Each line of the listing that contains the word "this" is to be copied.

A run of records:

-- -- --

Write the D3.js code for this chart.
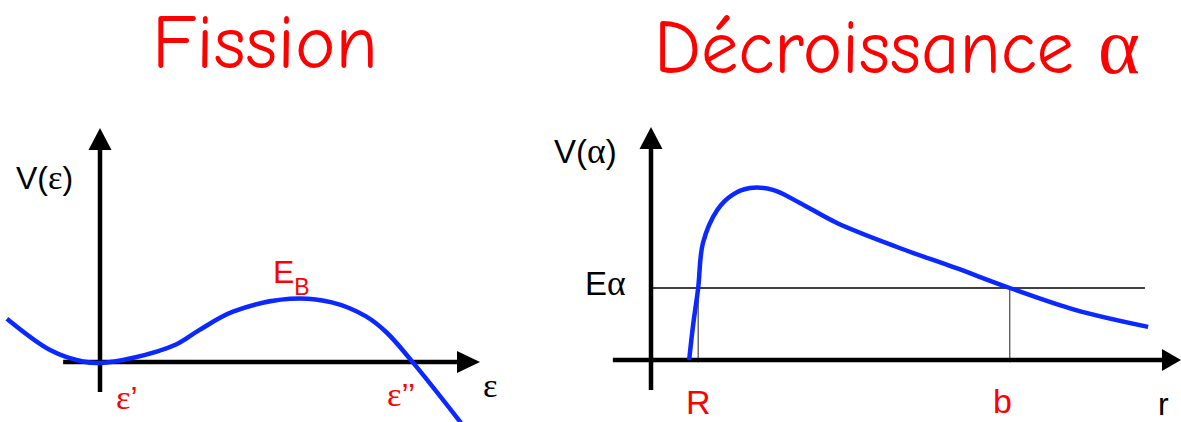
<!DOCTYPE html>
<html>
<head>
<meta charset="utf-8">
<script src="https://cdn.jsdelivr.net/npm/d3@7"></script>
<style>
  body { margin: 0; background: #fff; }
  text { font-family: "Liberation Sans", Arial, Helvetica, sans-serif; }
  .titre { font-family: "Comic Sans MS", "Comic Neue", "DejaVu Sans", sans-serif; fill: #ff0000; }
  .grec { font-family: "Liberation Serif", "Times New Roman", serif; }
</style>
</head>
<body>
<script>
const WIDTH = 1181;
const HEIGHT = 422;

// Fission : V(ε) en fonction de la déformation ε (unités arbitraires)
const fissionEps = [-2.45, -1.3, -0.45, 0, 0.85, 2.0, 2.6, 3.5, 5.0, 6.1, 7.0, 7.55, 8.25, 9.5];
const fissionV = [1.85, 0.5, 0.02, -0.04, 0.17, 0.75, 1.35, 2.15, 2.7, 2.55, 1.95, 1.25, -0.05, -2.6];

// Décroissance α : V(α) en fonction de r (unités arbitraires)
const alphaR = [0.72, 0.79, 0.89, 0.98, 1.25, 1.53, 1.87, 2.3, 2.81, 3.51, 4.64, 5.75, 6.77, 8.0, 9.38];
const alphaV = [0, 1.42, 3.09, 5.02, 6.44, 7.08, 7.38, 7.3, 6.74, 5.88, 4.85, 3.95, 3.09, 2.15, 1.42];
// Eα, rayon R, point de sortie b
const alphaNiveaux = [3.09];
const alphaReperes = [0.89, 6.77];

const svg = d3.select("body").append("svg")
  .attr("width", WIDTH)
  .attr("height", HEIGHT);

//Echelles des deux graphes
const xL = d3.scaleLinear().domain([0, 10]).range([100, 480]);
const yL = d3.scaleLinear().domain([0, 10]).range([362, 128]);
const xR = d3.scaleLinear().domain([0, 10]).range([651, 1181]);
const yR = d3.scaleLinear().domain([0, 10]).range([360, 127]);

//Axes avec flèches
function axes(g, x, y, xMin, yMin, lenX) {
  const x0 = x(0), y0 = y(0);
  const xEnd = x(10), yEnd = y(10);
  g.append("line")
    .attr("x1", x(xMin)).attr("x2", xEnd - lenX + 2)
    .attr("y1", y0).attr("y2", y0)
    .attr("stroke", "#000").attr("stroke-width", 4.5);
  g.append("path")
    .attr("d", `M${xEnd},${y0} L${xEnd - lenX},${y0 - 11} L${xEnd - lenX},${y0 + 11} Z`)
    .attr("fill", "#000");
  g.append("line")
    .attr("x1", x0).attr("x2", x0)
    .attr("y1", y(yMin)).attr("y2", yEnd + 20)
    .attr("stroke", "#000").attr("stroke-width", 4.5);
  g.append("path")
    .attr("d", `M${x0},${yEnd} L${x0 - 11.5},${yEnd + 22} L${x0 + 11.5},${yEnd + 22} Z`)
    .attr("fill", "#000");
}

//Graphe 1 : Fission
const g1 = svg.append("g");
axes(g1, xL, yL, -0.97, -1.28, 23);

g1.append("path")
  .datum(d3.zip(fissionEps, fissionV))
  .attr("fill", "none")
  .attr("stroke", "#0a28ff")
  .attr("stroke-width", 4.5)
  .attr("d", d3.line().x(d => xL(d[0])).y(d => yL(d[1])).curve(d3.curveCatmullRom));

//Graphe 2 : Décroissance alpha
const g2 = svg.append("g");

// ligne Eα et repères R, b
g2.selectAll(".niveau").data(alphaNiveaux).enter().append("line")
  .attr("class", "niveau")
  .attr("x1", xR(0)).attr("x2", xR(9.32))
  .attr("y1", d => yR(d)).attr("y2", d => yR(d))
  .attr("stroke", "#000").attr("stroke-width", 1.6);
g2.selectAll(".repere").data(alphaReperes).enter().append("line")
  .attr("class", "repere")
  .attr("x1", d => xR(d)).attr("x2", d => xR(d))
  .attr("y1", yR(alphaNiveaux[0])).attr("y2", yR(-0.1))
  .attr("stroke", "#222").attr("stroke-width", 1);

axes(g2, xR, yR, -0.72, -1.29, 19);

g2.append("path")
  .datum(d3.zip(alphaR, alphaV))
  .attr("fill", "none")
  .attr("stroke", "#0a28ff")
  .attr("stroke-width", 4.5)
  .attr("d", d3.line().x(d => xR(d[0])).y(d => yR(d[1])).curve(d3.curveCatmullRom));

//Titres
svg.append("text").attr("class", "titre")
  .attr("x", 152).attr("y", 68)
  .attr("font-size", 76)
  .attr("textLength", 226).attr("lengthAdjust", "spacingAndGlyphs")
  .text("Fission");
svg.append("text").attr("class", "titre")
  .attr("x", 654).attr("y", 73)
  .attr("font-size", 76)
  .attr("textLength", 420).attr("lengthAdjust", "spacingAndGlyphs")
  .text("Décroissance");
svg.append("text").attr("class", "grec")
  .attr("x", 1098).attr("y", 73)
  .attr("font-size", 80)
  .attr("fill", "#ff0000")
  .text("α");

//Etiquettes (lettres grecques en police serif comme Symbol)
function etiquette(x, y, size, color, parts) {
  const t = svg.append("text").attr("x", x).attr("y", y).attr("font-size", size).attr("fill", color);
  parts.forEach(p => {
    const s = t.append("tspan").text(p[0]);
    if (p[1]) s.attr("class", "grec").attr("font-size", size * 1.08);
  });
  return t;
}
etiquette(16, 189, 32, "#000", [["V("], ["ε", 1], [")"]]);
etiquette(483, 397, 32, "#000", [["ε", 1]]);
etiquette(116, 409, 32, "#ff0000", [["ε", 1], ["’"]]);
etiquette(387, 406, 32, "#ff0000", [["ε", 1], ["’’"]]);
const eb = svg.append("text").attr("x", 273).attr("y", 283).attr("font-size", 32).attr("fill", "#ff0000");
eb.append("tspan").text("E");
eb.append("tspan").attr("font-size", 23).attr("dy", 12).text("B");

etiquette(554, 163, 33, "#000", [["V("], ["α", 1], [")"]]);
etiquette(585, 295, 33, "#000", [["E"], ["α", 1]]);
etiquette(686, 414, 34, "#ff0000", [["R"]]);
etiquette(993, 413, 34, "#ff0000", [["b"]]);
etiquette(1158, 415, 32, "#000", [["r"]]);
</script>
</body>
</html>
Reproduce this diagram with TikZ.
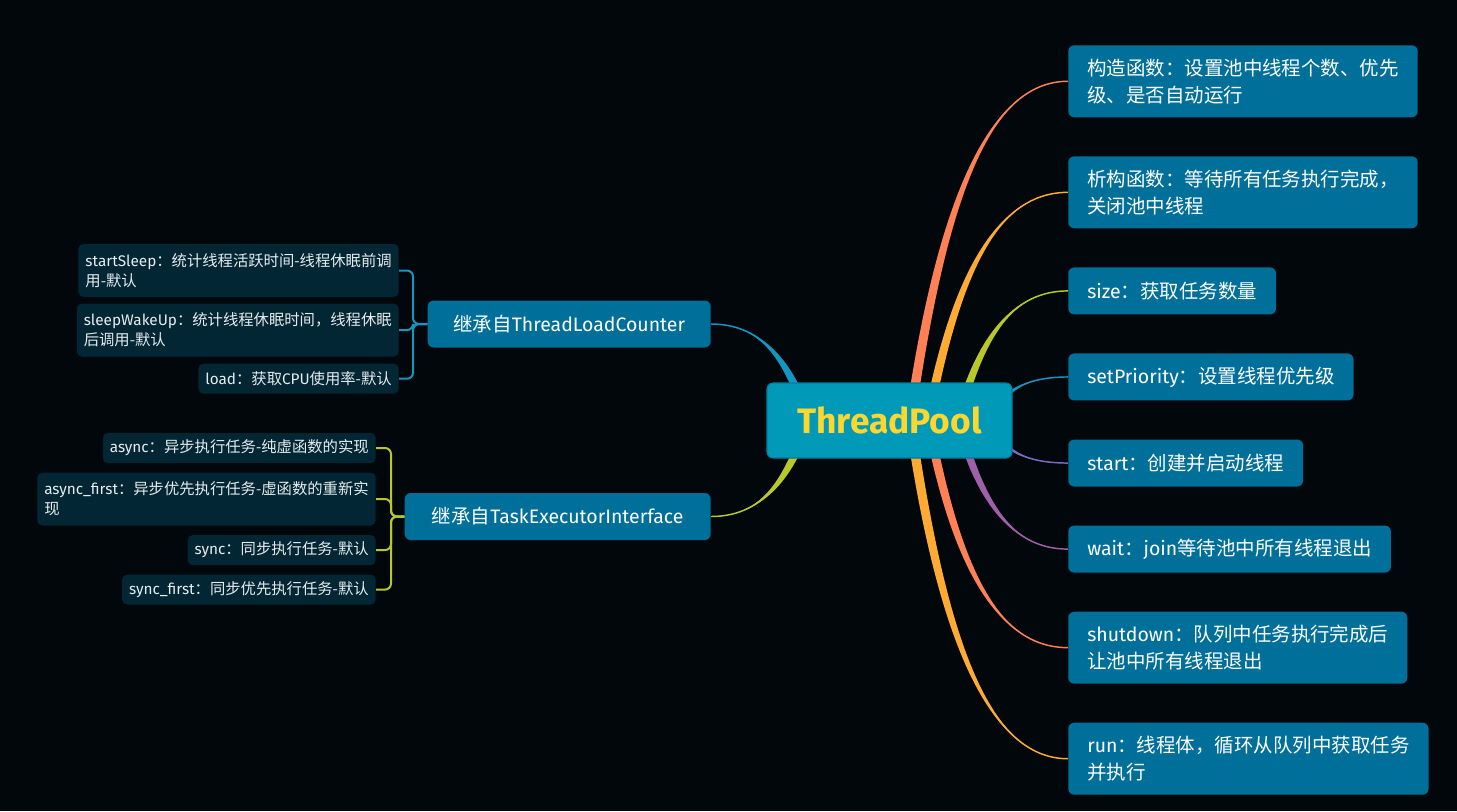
\documentclass[tikz,border=0pt]{standalone}
\usepackage{fontspec}
\setmainfont{Fira Sans}
\newfontfamily\cjk{Noto Sans CJK SC}
\newcommand\zh[1]{{\cjk #1}}
\usepackage{tikz}
\usetikzlibrary{calc, positioning}
\definecolor{bgDark}{RGB}{1,7,11}
\definecolor{poolFill}{RGB}{0,153,184}
\definecolor{poolEdge}{RGB}{0,125,155}
\definecolor{poolText}{RGB}{253,215,45}
\definecolor{subFill}{RGB}{0,111,153}
\definecolor{leafFill}{RGB}{3,38,52}
\definecolor{leafText}{RGB}{230,236,238}
\definecolor{brCoral}{RGB}{255,128,85}
\definecolor{brOrange}{RGB}{255,170,50}
\definecolor{brLime}{RGB}{185,200,40}
\definecolor{brTeal}{RGB}{20,150,195}
\definecolor{brIndigo}{RGB}{125,105,190}
\definecolor{brPurple}{RGB}{160,95,170}

% tapered branch: colour, start, end, half width at the start
\newcommand\branch[4]{%
  \fill[#1] let \p1=(#2), \p2=(#3) in
    (\x1-#4,\y1) .. controls (0.8*\x1+0.2*\x2-#4, 0.35*\y1+0.65*\y2) and (0.5*\x1+0.5*\x2, \y2) .. (\p2)
    .. controls (0.5*\x1+0.5*\x2, \y2) and (0.8*\x1+0.2*\x2+#4, 0.35*\y1+0.65*\y2) .. (\x1+#4,\y1) -- cycle;
  \draw[#1, line width=1.1pt] let \p1=(#2), \p2=(#3) in
    (\p1) .. controls (0.8*\x1+0.2*\x2, 0.35*\y1+0.65*\y2) and (0.5*\x1+0.5*\x2, \y2) .. (\p2);
}

\pgfdeclarelayer{back}
\pgfsetlayers{back,main}

\begin{document}
\begin{tikzpicture}[
    x=0.75pt, y=-0.75pt,
    topic/.style={rectangle, rounded corners=4.5pt, fill=poolFill, draw=poolEdge, line width=0.8pt, text=poolText, font=\bfseries\fontsize{26.5}{30}\selectfont, minimum width=183.75pt, minimum height=56.25pt, inner sep=0pt},
    sub/.style={rectangle, rounded corners=4.5pt, fill=subFill, text=white, font=\fontsize{14.6}{20.2}\selectfont, align=left, inner xsep=14.25pt, inner ysep=0pt, minimum height=35.25pt, anchor=west},
    sub2/.style={sub, minimum height=54pt},
    rnext/.style={below=28.9pt of #1.south west, anchor=north west},
    leaf/.style={rectangle, rounded corners=3.75pt, fill=leafFill, text=leafText, font=\fontsize{11.5}{15}\selectfont, align=left, inner xsep=5.25pt, inner ysep=0pt, minimum height=22.5pt, anchor=east},
    leaf2/.style={leaf, minimum height=39.75pt},
    brace/.style={line width=1.5pt, rounded corners=4.5pt}
]

% centre
\node[topic] (pool) at (889.5,420.5) {ThreadPool};

% right side
\node[sub2, anchor=north west] (ctor) at (1068,45) {\zh{构造函数：设置池中线程个数、优先}\\\zh{级、是否自动运行}};
\node[sub2, rnext=ctor] (dtor) {\zh{析构函数：等待所有任务执行完成，}\\\zh{关闭池中线程}};
\node[sub, rnext=dtor] (size) {size\zh{：获取任务数量}};
\node[sub, rnext=size] (prio) {setPriority\zh{：设置线程优先级}};
\node[sub, rnext=prio] (start) {start\zh{：创建并启动线程}};
\node[sub, rnext=start] (wait) {wait\zh{：}join\zh{等待池中所有线程退出}};
\node[sub2, rnext=wait] (shut) {shutdown\zh{：队列中任务执行完成后}\\\zh{让池中所有线程退出}};
\node[sub2, rnext=shut] (run) {run\zh{：线程体，循环从队列中获取任务}\\\zh{并执行}};

% left side
\node[sub, anchor=east, align=center, minimum width=212.25pt] (base1) at (711,324) {\zh{继承自}ThreadLoadCounter};
\node[sub, anchor=east, align=center, minimum width=229.5pt] (base2) at (711,516.5) {\zh{继承自}TaskExecutorInterface};

\node[leaf2] (sleep) at (399,270.5) {startSleep\zh{：统计线程活跃时间-线程休眠前调}\\\zh{用-默认}};
\node[leaf2, below=4.5pt of sleep.south east, anchor=north east] (wake) {sleepWakeUp\zh{：统计线程休眠时间，线程休眠}\\\zh{后调用-默认}};
\node[leaf, below=5pt of wake.south east, anchor=north east] (load) {load\zh{：获取}CPU\zh{使用率-默认}};

\node[leaf] (async) at (376,448) {async\zh{：异步执行任务-纯虚函数的实现}};
\node[leaf2, below=6.75pt of async.south east, anchor=north east] (asyncf) {async\_first\zh{：异步优先执行任务-虚函数的重新实}\\\zh{现}};
\node[leaf, below=6.75pt of asyncf.south east, anchor=north east] (sync) {sync\zh{：同步执行任务-默认}};
\node[leaf, below=6.75pt of sync.south east, anchor=north east] (syncf) {sync\_first\zh{：同步优先执行任务-默认}};

% branch roots behind the centre
\coordinate (r1) at (910,420);
\coordinate (r2) at (928,420);
\coordinate (r3) at (958,420);
\coordinate (r4) at (1000,402);
\coordinate (r5) at (1000,440);
\coordinate (r6) at (958,420);
\coordinate (r7) at (928,420);
\coordinate (r8) at (910,420);
\coordinate (l1) at (808,420);
\coordinate (l2) at (808,420);
\coordinate (fork1) at (413,324);
\coordinate (fork2) at (391,516.5);

\begin{pgfonlayer}{back}
\fill[bgDark] (0,0) rectangle (1457,811);
\branch{brCoral}{r1}{ctor.west}{3.6pt}
\branch{brOrange}{r2}{dtor.west}{3.4pt}
\branch{brLime}{r3}{size.west}{3.2pt}
\branch{brTeal}{r4}{prio.west}{2.4pt}
\branch{brIndigo}{r5}{start.west}{2.4pt}
\branch{brPurple}{r6}{wait.west}{3.2pt}
\branch{brCoral}{r7}{shut.west}{3.4pt}
\branch{brOrange}{r8}{run.west}{3.6pt}
\branch{brTeal}{l1}{base1.east}{3.6pt}
\branch{brLime}{l2}{base2.east}{3.6pt}
\end{pgfonlayer}

% brackets
\draw[brace, brTeal] (base1.west) -- (fork1) |- (sleep.east);
\draw[brace, brTeal] (base1.west) -- (fork1) |- (wake.east);
\draw[brace, brTeal] (base1.west) -- (fork1) |- (load.east);
\draw[brace, brLime] (base2.west) -- (fork2) |- (async.east);
\draw[brace, brLime] (base2.west) -- (fork2) |- (asyncf.east);
\draw[brace, brLime] (base2.west) -- (fork2) |- (sync.east);
\draw[brace, brLime] (base2.west) -- (fork2) |- (syncf.east);

\end{tikzpicture}
\end{document}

-- -- --

= Answer =
Write the D3.js code for this chart.
Reproduce this diagram with TikZ.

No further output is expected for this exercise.